OF writer/director Cameron Crowe, we may say without rancour or insult that it’s okay to be idiosyncratic. And eccentric. So long as people buy a ticket to his movie, who cares?
With those effervescent qualities in its lineage, “Aloha” is kinda fun. Former US Air Force hotshot Gilcrest (Bradley Cooper), a major contributor to the space defence program, now a civilian contractor, arrives in Hawaii to oversee the construction of a new gate between the base and the mountain enclave where a small community of purebred Hawaiians live as a sovereign state led by Denis Kanahele playing himself.
If that’s not idiosyncratic or eccentric enough for you, check out the Air Force captain assigned to be his local minder, Allison Ng (Emma Stone), very blonde, very pretty, a hotshot aviator, of very mixed race – 50 per cent Swedish, 25 per cent Hawaiian, 25 per cent not specified. On the tarmac, Tracy (Rachel McAdams) greets Gilcrest as if, before he left Hawaii 13 years earlier, they’d been best buddies. Tracy’s husband (John Krasinski) doesn’t say much whenever he gets home from flying.
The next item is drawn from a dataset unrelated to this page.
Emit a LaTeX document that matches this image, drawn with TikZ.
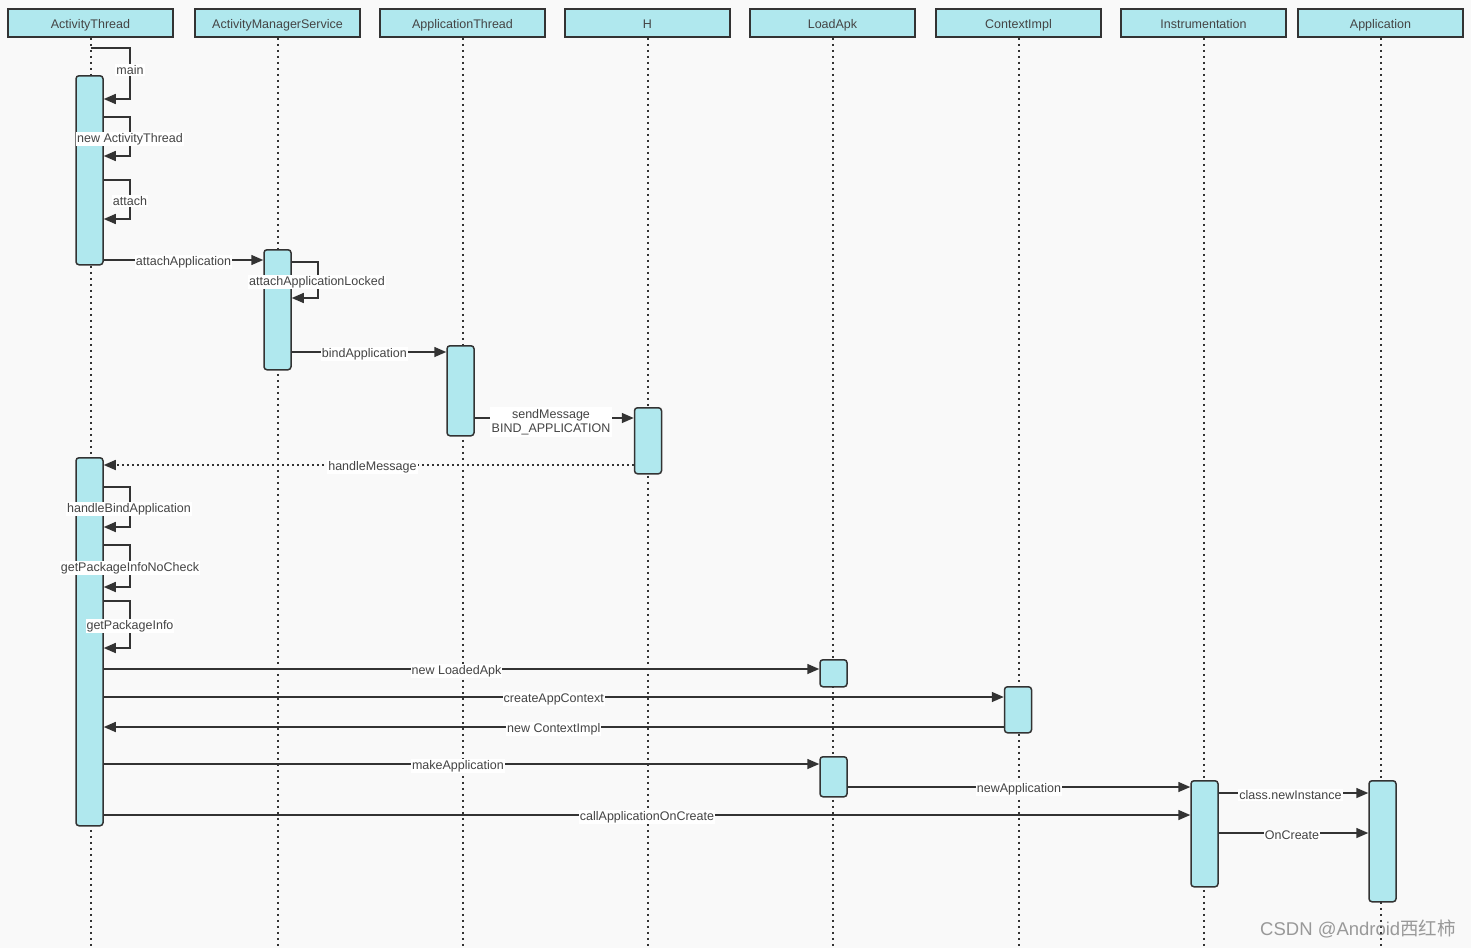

Squillionaire Welch (Bill Murray) has funded a space research craft about to launch, a technical marvel delivering a performance as good as any in the film. General Dixon (Alec Baldwin) arrives to deliver platitudes at the launch.
So who’s the bad guy among this lot? And how’s Gilcrest going to deal with two delectable women who wish to loom large in his life? For answers to those important questions, spend 105 minutes escaping from reality while gazing at a simplistic plot and having a few laughs. And deciding, for the boys, which of Stone and McAdams is the more delectable and for the girls, whether Krasinski or Cooper offers the best package.